Johnnie Walker’s life has diverged somewhat from mine since we were two of six young, impressionable writers together in Tarragon Theatre’s Young Playwrights Unit. Even in high school, I was impressed by his easy handling of dialogue and remembered always wanting to know what was going to happen next in the show he brought in every week. If you had asked me (and nobody did), I probably would have predicted his success. (That class of six also featured Natasha Mytnowych, so I really do feel like a Toronto theatre underachiever.) Now, he’s of late responsible for last years’ Fringe’s acclaimed A Maude-Lynne Evening and the wildly successful Redheaded Stepchild (both involving main “sister” Morgan Norwich) and is on this week’s cover of NOW. I do some freelance dramaturgy and literary management, my “big” play won an award but never got a full production, and…I write a small theatre blog. So, as I fully disclose my slight jealousy, I must say that The Other Three Sisters is very good, and a lot of fun.
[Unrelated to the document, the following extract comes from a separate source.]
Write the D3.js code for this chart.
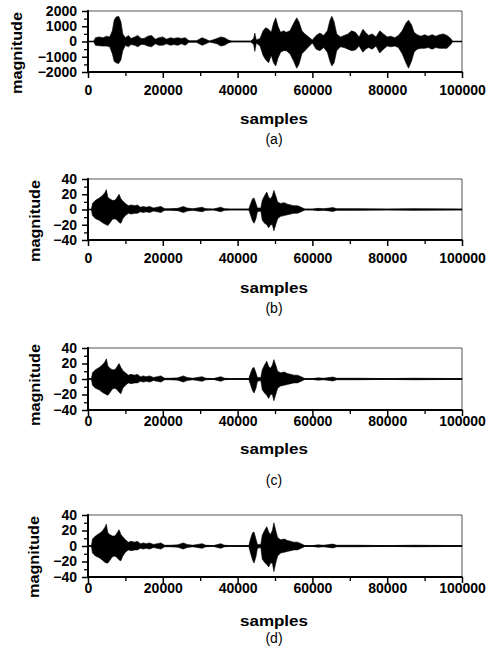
<!DOCTYPE html>
<html>
<head>
<meta charset="utf-8">
<script src="https://cdn.jsdelivr.net/npm/d3@7"></script>
<style>
  html, body { margin: 0; padding: 0; background: #fff; }
  svg { display: block; }
  text { font-family: "Liberation Sans", Arial, Helvetica, sans-serif; fill: #000; }
</style>
</head>
<body>
<svg id="chart" width="497" height="655"></svg>
<script>
// ---------------- DATA ----------------
const xMajorTicks = [0, 20000, 40000, 60000, 80000, 100000];
const xMinorTicks = [10000, 30000, 50000, 70000, 90000];
const yTicksA = [-2000, -1000, 0, 1000, 2000];
const yMinorA = [-1500, -500, 500, 1500];
const yTicksB = [-40, -20, 0, 20, 40];
const yMinorB = [-30, -10, 10, 30];
const captions = ["(a)", "(b)", "(c)", "(d)"];
const xLabel = "samples";
const yLabel = "magnitude";

// Panel (a): envelope of original signal (sample index, upper, lower)
const samplesA = [0,1500,2000,3000,4000,5000,5800,6500,7000,7500,8200,8800,9300,10000,10800,11500,12500,13300,14200,15000,16000,17000,18000,19000,20000,21000,22000,23000,24000,25000,26000,27000,29000,30500,31500,32500,34500,35500,36500,37500,38500,43500,44300,44600,45000,46000,46800,47500,48300,49000,49600,50200,50800,51500,52300,53000,54000,55000,55800,56400,57200,58000,59000,60000,61000,62000,63000,64000,64700,65200,65800,66500,67500,68500,69500,70500,71500,72500,73500,74200,75000,76000,77000,78000,79000,80000,81000,82000,83000,84000,85000,85700,86500,87200,88000,89000,90000,91000,92000,93000,94000,95000,96000,97000,97500,100000];
const upperA = [0,0,250,300,250,350,300,700,1400,1600,1650,1300,500,250,400,200,300,400,200,200,350,400,150,250,300,150,250,200,250,200,250,50,50,250,150,30,200,300,250,100,20,20,200,550,100,200,700,900,800,600,1200,1550,1000,600,700,600,700,1200,1550,1300,700,500,300,100,400,550,400,700,1400,1650,1300,500,300,400,500,700,600,300,800,600,400,500,300,700,500,300,350,250,400,700,1200,1400,1100,600,450,350,450,350,450,350,450,500,400,200,0,0];
const lowerA = [0,0,-250,-280,-300,-300,-350,-800,-1300,-1400,-1450,-1200,-600,-250,-350,-200,-250,-350,-200,-200,-300,-350,-150,-250,-250,-150,-250,-200,-250,-150,-250,-50,-50,-250,-150,-30,-150,-300,-250,-100,-20,-20,-200,-650,-100,-300,-900,-1200,-1400,-900,-1400,-1600,-1100,-700,-600,-600,-800,-1300,-1750,-1500,-800,-600,-350,-100,-500,-600,-400,-700,-1300,-1600,-1400,-600,-350,-400,-500,-600,-550,-300,-700,-500,-400,-500,-300,-750,-500,-300,-350,-300,-400,-800,-1400,-1750,-1300,-700,-500,-450,-450,-400,-500,-400,-450,-450,-450,-200,0,0];

// Panels (b), (c), (d): share sample positions
const samplesBCD = [0,900,1200,2000,3000,3800,4500,4900,5300,5800,6500,7200,7800,8300,8800,9300,10000,10800,11500,12500,13200,14000,14800,15500,16500,17500,18500,19500,20500,22000,24000,25500,26500,28000,30500,31500,33500,35500,36500,38000,43000,43500,44000,44400,44900,45300,46200,46600,47200,47800,48300,48800,49300,49700,50200,50700,51500,52500,53300,54200,55000,56000,57000,58000,60000,61500,63000,65500,66500,72000,80000,87000,100000];
const upperB = [0,0,8,12,15,18,22,26,16,14,12,12,16,20,14,11,8,5,6,5,6,3,4,3,4,2,3,4,1,1,1.5,4,2,1,3,1,0.5,3,1,0.5,0.5,8,14,15,8,2,2,12,18,23,16,14,18,25,18,10,8,9,7,6,5,5,3,0.5,0.5,1.5,1,2.5,1,1,0.5,1,0.5];
const lowerB = [0,0,-8,-12,-14,-17,-19,-20,-21,-18,-13,-12,-14,-17,-18,-12,-8,-5,-6,-5,-5,-3,-4,-3,-4,-2,-3,-4,-1,-1,-1.5,-4,-2,-1,-3,-1,-0.5,-3,-1,-0.5,-0.5,-8,-15,-18,-12,-3,-2,-14,-18,-20,-24,-20,-20,-28,-20,-12,-9,-8,-7,-6,-5,-5,-3,-0.5,-0.5,-1.5,-1,-2.5,-1,-1,-0.5,-1,-0.5];
const upperC = [0,0,8,12,15,18,22,26,17,14,12,12,16,20,15,11,8,5,6,5,6,3,4,3,4,2,3,4,1,1,1.5,4,2,1,3,1,0.5,3,1,0.5,0.5,8,14,15,8,2,2,12,18,23,16,14,18,25,18,10,8,9,7,6,5,5,3,0.5,0.5,1.5,1,2.5,1,1,0.5,1,0.5];
const lowerC = [0,0,-8,-12,-14,-17,-19,-20,-21,-18,-13,-12,-14,-17,-19,-12,-8,-5,-6,-5,-5,-3,-4,-3,-4,-2,-3,-4,-1,-1,-1.5,-4,-2,-1,-3,-1,-0.5,-3,-1,-0.5,-0.5,-8,-15,-18,-12,-3,-2,-14,-18,-21,-25,-20,-20,-28,-20,-12,-9,-8,-7,-6,-5,-5,-3,-0.5,-0.5,-1.5,-1,-2.5,-1,-1,-0.5,-1,-0.5];
const upperD = [0,0,9,13,16,19,24,28,17,15,13,13,17,21,15,12,8,5,6,5,6,3,4,3,4,2,3,4,1,1,1.5,4,2,1,3,1,0.5,3,1,0.5,0.5,10,17,18,9,2,2,14,20,25,18,15,20,30,20,11,8,9,7,6,5,5,3,0.5,0.5,1.5,1,2.5,1,1,0.5,1,0.5];
const lowerD = [0,0,-9,-13,-15,-18,-21,-22,-22,-19,-14,-13,-15,-18,-19,-13,-8,-5,-6,-5,-5,-3,-4,-3,-4,-2,-3,-4,-1,-1,-1.5,-4,-2,-1,-3,-1,-0.5,-3,-1,-0.5,-0.5,-10,-18,-22,-14,-3,-2,-17,-21,-24,-27,-22,-22,-33,-22,-13,-9,-8,-7,-6,-5,-5,-3,-0.5,-0.5,-1.5,-1,-2.5,-1,-1,-0.5,-1,-0.5];

// ---------------- LAYOUT ----------------
const plotLeft = 88, plotRight = 462;
const panels = [
  { samples: samplesA, upper: upperA, lower: lowerA, yTicks: yTicksA, yMinor: yMinorA, yDomain: [-2000, 2000],
    top: 11, bottom: 72, xPad: 7, samplesY: 124, captionY: 143.5, magX: 22, magY: 53 },
  { samples: samplesBCD, upper: upperB, lower: lowerB, yTicks: yTicksB, yMinor: yMinorB, yDomain: [-40, 40],
    top: 179, bottom: 240, xPad: 7.5, samplesY: 293, captionY: 313, magX: 40, magY: 221 },
  { samples: samplesBCD, upper: upperC, lower: lowerC, yTicks: yTicksB, yMinor: yMinorB, yDomain: [-40, 40],
    top: 348, bottom: 410, xPad: 0, samplesY: 454, captionY: 485, magX: 40, magY: 385 },
  { samples: samplesBCD, upper: upperD, lower: lowerD, yTicks: yTicksB, yMinor: yMinorB, yDomain: [-40, 40],
    top: 515, bottom: 577, xPad: 0.5, samplesY: 626, captionY: 643, magX: 39, magY: 557 }
];

const svg = d3.select("#chart");
svg.append("rect").attr("width", 497).attr("height", 655).attr("fill", "#fff");

const x = d3.scaleLinear().domain([0, 100000]).range([plotLeft, plotRight]);

panels.forEach((p, i) => {
  const y = d3.scaleLinear().domain(p.yDomain).range([p.bottom, p.top]);
  const g = svg.append("g");
  const pts = p.samples.map((s, k) => ({ s, hi: p.upper[k], lo: p.lower[k] }));

  // top & right thin frame
  g.append("line").attr("x1", plotLeft).attr("x2", plotRight).attr("y1", p.top).attr("y2", p.top)
    .attr("stroke", "#555").attr("stroke-width", 1);
  g.append("line").attr("x1", plotRight).attr("x2", plotRight).attr("y1", p.top).attr("y2", p.bottom)
    .attr("stroke", "#555").attr("stroke-width", 1);

  // zero line
  g.append("line").attr("x1", plotLeft).attr("x2", plotRight).attr("y1", y(0)).attr("y2", y(0))
    .attr("stroke", "#000").attr("stroke-width", 1.3);

  // waveform envelope
  const area = d3.area().x(d => x(d.s)).y0(d => y(d.lo)).y1(d => y(d.hi)).curve(d3.curveLinear);
  g.append("path").datum(pts).attr("d", area).attr("fill", "#000").attr("stroke", "#000").attr("stroke-width", 0.6);

  // x axis major
  const xa = g.append("g").attr("transform", `translate(0,${p.bottom})`)
    .call(d3.axisBottom(x).tickValues(xMajorTicks).tickSize(6).tickSizeOuter(0).tickPadding(p.xPad).tickFormat(d3.format("d")));
  xa.select(".domain").remove();
  xa.selectAll(".tick line").attr("stroke", "#000").attr("stroke-width", 1.5);
  xa.selectAll(".tick text").style("font-size", "14px").style("font-weight", "bold")
    .style("font-family", '"Liberation Sans", Arial, sans-serif').attr("fill", "#000");
  // x axis minor
  const xm = g.append("g").attr("transform", `translate(0,${p.bottom})`)
    .call(d3.axisBottom(x).tickValues(xMinorTicks).tickSize(4).tickSizeOuter(0).tickFormat(""));
  xm.select(".domain").remove();
  xm.selectAll(".tick line").attr("stroke", "#000").attr("stroke-width", 1.3);

  // y axis major
  const ya = g.append("g").attr("transform", `translate(${plotLeft},0)`)
    .call(d3.axisLeft(y).tickValues(p.yTicks).tickSize(6).tickSizeOuter(0).tickPadding(5).tickFormat(d3.format("d")));
  ya.select(".domain").remove();
  ya.selectAll(".tick line").attr("stroke", "#000").attr("stroke-width", 1.5);
  ya.selectAll(".tick text").style("font-size", "14px").style("font-weight", "bold")
    .style("font-family", '"Liberation Sans", Arial, sans-serif').attr("fill", "#000");
  // y axis minor
  const ym = g.append("g").attr("transform", `translate(${plotLeft},0)`)
    .call(d3.axisLeft(y).tickValues(p.yMinor).tickSize(4).tickSizeOuter(0).tickFormat(""));
  ym.select(".domain").remove();
  ym.selectAll(".tick line").attr("stroke", "#000").attr("stroke-width", 1.3);

  // thick left and bottom axis lines
  g.append("line").attr("x1", plotLeft).attr("x2", plotLeft).attr("y1", p.top - 1).attr("y2", p.bottom + 1)
    .attr("stroke", "#000").attr("stroke-width", 2);
  g.append("line").attr("x1", plotLeft - 1).attr("x2", plotRight + 0.5).attr("y1", p.bottom).attr("y2", p.bottom)
    .attr("stroke", "#000").attr("stroke-width", 2);

  // labels
  g.append("text").attr("x", (plotLeft + plotRight) / 2 - 1).attr("y", p.samplesY)
    .attr("text-anchor", "middle").style("font-size", "15px").style("font-weight", "bold")
    .attr("textLength", 68).attr("lengthAdjust", "spacingAndGlyphs").text(xLabel);
  g.append("text").attr("x", (plotLeft + plotRight) / 2 - 1).attr("y", p.captionY)
    .attr("text-anchor", "middle").style("font-size", "14px").text(captions[i]);
  g.append("text").attr("transform", `translate(${p.magX},${p.magY}) rotate(-90)`)
    .attr("text-anchor", "middle").style("font-size", "15px").style("font-weight", "bold")
    .attr("textLength", 82).attr("lengthAdjust", "spacingAndGlyphs").text(yLabel);
});
</script>
</body>
</html>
Based (loosely) on Chekhov’s play of a similar name, Walker’s sisters don’t want to move to Moscow from a small provincial Russian town; they merely want to get back across the Humber River and leave Etobicoke. Abandon hope, ye who cross the Humber! Jordana (Norwich), the motherly “Olga” of the piece, tries and fails to keep things together (with ice cream cone cupcakes) in the household for “Masha” sister Gillian, (Jamie Arfin) the artist, not a pianist but the surgically-enhanced star of a Vancouver-filmed sci-fi series; and childish and ennui-filled “Irina” sister Kris (Alexandra Parravano, of my high school graduating class), whose life can be over at the end of a movie. A deceased father, absent mother and charming but "drifting" (to say the least) brother, Rowan (Julian De Zotti), who may be a boy in a plaid shirt or a subway, depending on when you ask him, round out the sisters’ family baggage.
The show is arch without being artificial, occasionally subverting theatrical convention with narrative sense. As things spiral into chaos and back again, supernatural and magical elements gradually insert themselves into the plot in a way the audience is more than willing to go with. This is one of the few Fringe plays with necessarily (comparatively) elaborate costumes and props that add to our enjoyment of the evening. The show is occasionally aggressively wacky; it says something that the audience’s “entry” into the show, in character terms, might not even really be there. Each character grounds and then throws the show off in turn, alternately sympathetic and crazed, with an emphasis on crazed. Like Chekhov, while plot is necessary, it is the characters who are indelible.
Jordana is a 27-year-old community college teacher struggling to get enough courses to make enough money to live on her own, instead of at home. Let’s just say it would be tough for this character not to resonate with this reviewer, because check, check, check, check and also check. Norwich is appealingly twitchy as a woman who can’t seem to choose between fending off the madness and giving into it. Arfin is great as the gradually-plasticizing Gillian who describes certain situations as “totally siblings.” Parravano throws herself into a robust characterization of a twentysomething who isn’t quite not a teenager yet, and De Zotti is an appealing and magnetic break from the estrogen who makes you believe in his centrality to the lives of the others.
Though tonally, the sisters can sometimes gets a little over-pitched, shouty and shrill, and it does bother me a bit that, like so many other shows, the larger actress’ body is dressed and played for laughs, the dialogue is smart and funny and revelations intrigue. Watching the show, you get the feeling that, just like Chekhov’s sisters, Walker’s will end up in the end of a Beckett play: “They do not move.”